I'm very amused by this. That's how programming feels! Your code doesn't compile. Eventually it compiles, but it crashes immediately. After a couple more tries, it runs but the entire screen is black. Finally it looks right, but runs too slowly.

A couple hours or days later, it all works.  The unittests pass.  It runs quickly.  You're on top of the world!  You go mark the task completed in your project-tracker.  Then you get to feel frustrated with the next task!

It's so addictive. It's hard to imagine not being hooked on those moments of elation.

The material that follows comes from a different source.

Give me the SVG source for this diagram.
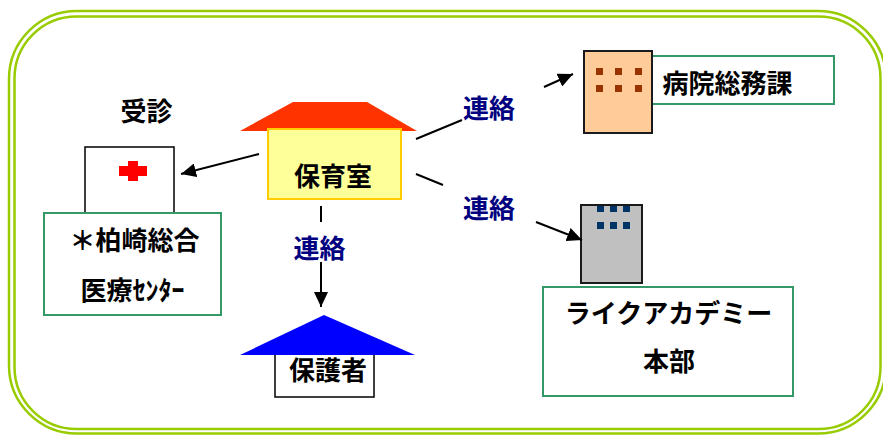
<svg xmlns="http://www.w3.org/2000/svg" width="883" height="435" viewBox="0 0 883 435">
<style>
text{font-family:"Noto Sans CJK JP","Noto Sans",sans-serif;font-weight:bold;font-size:26px;text-anchor:middle;fill:#000}
.lnk{fill:#000080}
.frame{fill:none;stroke:#99cc00;stroke-width:2.5}
.gbox{fill:#fff;stroke:#339966;stroke-width:2}
.conn{fill:none;stroke:#000;stroke-width:2}
.bld{stroke:#1a1a1a;stroke-width:2}
</style>
<defs>
<marker id="ah" markerUnits="userSpaceOnUse" markerWidth="16" markerHeight="14" refX="15" refY="7" orient="auto">
<path d="M0,0 L15,7 L0,14 Z" fill="#000"/>
</marker>
</defs>
<rect width="883" height="435" fill="#fff"/>
<g id="frame">
<rect class="frame" x="9" y="11" width="877" height="422.5" rx="68" ry="68"/>
<rect class="frame" x="14.5" y="16.5" width="866" height="412.5" rx="62" ry="62"/>
</g>
<g id="hospital">
<text x="146.5" y="121">受診</text>
<rect x="85" y="147" width="89" height="70" fill="#fff" stroke="#000" stroke-width="1.5"/>
<rect x="119" y="166" width="28" height="10" fill="#ff0000"/>
<rect x="128" y="161" width="10" height="20" fill="#ff0000"/>
<rect class="gbox" x="44" y="213" width="177" height="102"/>
<text x="134.5" y="250">＊柏崎総合</text>
<text x="132.5" y="300">医療ｾﾝﾀｰ</text>
</g>
<g id="hoikushitsu">
<polygon points="293,102 367,102 417,131 240,131" fill="#ff3300"/>
<rect x="268" y="129" width="133" height="70" fill="#ffff99" stroke="#ffcc00" stroke-width="2"/>
<text x="333" y="186">保育室</text>
</g>
<g id="hogosha">
<rect x="275" y="350" width="99" height="47" fill="#fff" stroke="#000" stroke-width="1.5"/>
<polygon points="324,315 415,355 240,355" fill="#0000ff"/>
<text x="328" y="380">保護者</text>
</g>
<g id="soumuka">
<rect class="gbox" x="640" y="56" width="194" height="48"/>
<rect class="bld" x="584" y="51" width="68" height="82" fill="#ffcc99"/>
<g fill="#993300">
<rect x="596" y="68" width="7" height="7"/><rect x="615" y="68" width="7" height="7"/><rect x="635" y="68" width="7" height="7"/>
<rect x="596" y="85" width="7" height="7"/><rect x="615" y="85" width="7" height="7"/><rect x="635" y="85" width="7" height="7"/>
</g>
<text x="727.5" y="93">病院総務課</text>
</g>
<g id="honbu">
<rect class="bld" x="581" y="205" width="61" height="78" fill="#c0c0c0"/>
<g fill="#003366">
<rect x="597" y="206" width="7" height="6"/><rect x="610" y="206" width="7" height="6"/><rect x="623" y="206" width="7" height="6"/>
<rect x="597" y="222" width="7" height="7"/><rect x="610" y="222" width="7" height="7"/><rect x="623" y="222" width="7" height="7"/>
</g>
<rect class="gbox" x="543" y="287" width="250" height="109"/>
<text x="668.5" y="323">ライクアカデミー</text>
<text x="669" y="371">本部</text>
</g>
<g id="connectors">
<path class="conn" d="M259,154 L181,174" marker-end="url(#ah)"/>
<path class="conn" d="M321,206 L321,222 M321,262 L321,307" marker-end="url(#ah)"/>
<path class="conn" d="M416,139 L462,120 M544,87 L573,74" marker-end="url(#ah)"/>
<path class="conn" d="M416,174 L443,185 M536,222 L582,240" marker-end="url(#ah)"/>
<text class="lnk" x="319.5" y="258">連絡</text>
<text class="lnk" x="489" y="118">連絡</text>
<text class="lnk" x="489" y="218">連絡</text>
</g>
</svg>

This cycle also describes entrepreneurship.

Sunday, February 01, 2015

hate is not the real problem

Hanging out with my brother.

Brother: "Sometimes we get product feedback that's really negative.  Like: 'This is the worst idea.  You should take a shotgun and put it in your mouth.'"

Me: "What!"

Brother: "If people have intense negative feelings, that means they care.  If you listen to them and incorporate their suggestions, there's the potential of converting them into being your biggest fans."

Me: "I guess it's like how the Lord of the Rings book fans felt about the movie.  If the movies had been bad, they would've been the most vicious complainers.  But because the movies were good, the book fans became the most obsessive supporters."

Brother: "An intensely negative reaction can be converted into an intensely positive one.  The real problem comes when they are disinterested.  If they get bored and go do something else, that's when there's a problem."